If this is normal for Fluvals can anyone recommend a brand that does not make such a rukus?

Thanks


----------



## IZM (May 24, 2003)

I am interested in finding out if anyone has run into the problem I am and if there is a simple solution I can try.

I use a Fluval 303 on my 45G planted. The filter is currently less than a year old. The impeller makes a very annoying clicking sound almost like it is hitting the sides of the impeller well as it spins. I don't believe the filter always made this sound.

This tank is in my bedroom and the sound has just become too much. I am wondering if this is a normal thing for fluval canister filters or is there something I can do to silence the clicking?!

If this is normal for Fluvals can anyone recommend a brand that does not make such a rukus?

Thanks


----------



## nino (Oct 2, 2004)

I used couple of 303 before and threw them out after less than a year. Usually the clicking noise is from debris that went into the impeller. I have the same problem like that with some canisters especially the ones I put chemical medias. Sometimes some small particles escape and go to the impeller. 

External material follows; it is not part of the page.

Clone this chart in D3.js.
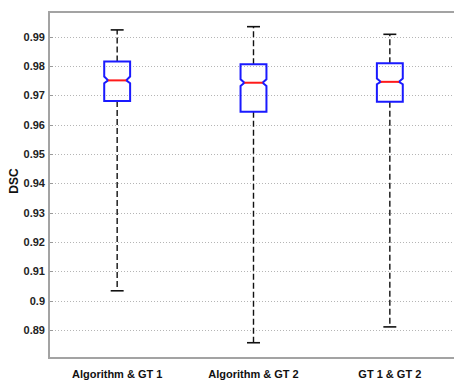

Just clean it up and make sure there is no debris at all around it. Also pack your media carefully.

The quitest one is Eheim.


----------



## IZM (May 24, 2003)

Yea ninob debris was my first thought too. I had actually cleaned out the filter shortly before posting.

I can't believe this thing is supposed to sound like this!! This tank is my big experiment with using mechanical filtration. All my other plant tanks have no filtration at all. At this point, I'm ready to just turn the darn thing off and go back to a filterless tank!

hey thanks


----------



## hubbahubbahehe (Mar 29, 2004)

you have filterless tanks?? do you use powerheads for circulation???


----------



## IZM (May 24, 2003)

manmade filterless yes. Of my 5 (soon to be 6) tanks of which 4 are planted only 2 have man made filtration (my 75 gallon goldfish tank in which there are no plants. And the 45G planted that has this fluval 303 on it). The other three are all filtered by the plants that are in them.

I have heard of the benefits of circulation with planted tanks so one of the remaining three has an undersized powerhead. The other two (another 45G and a 10G) have no electric circulation.


----------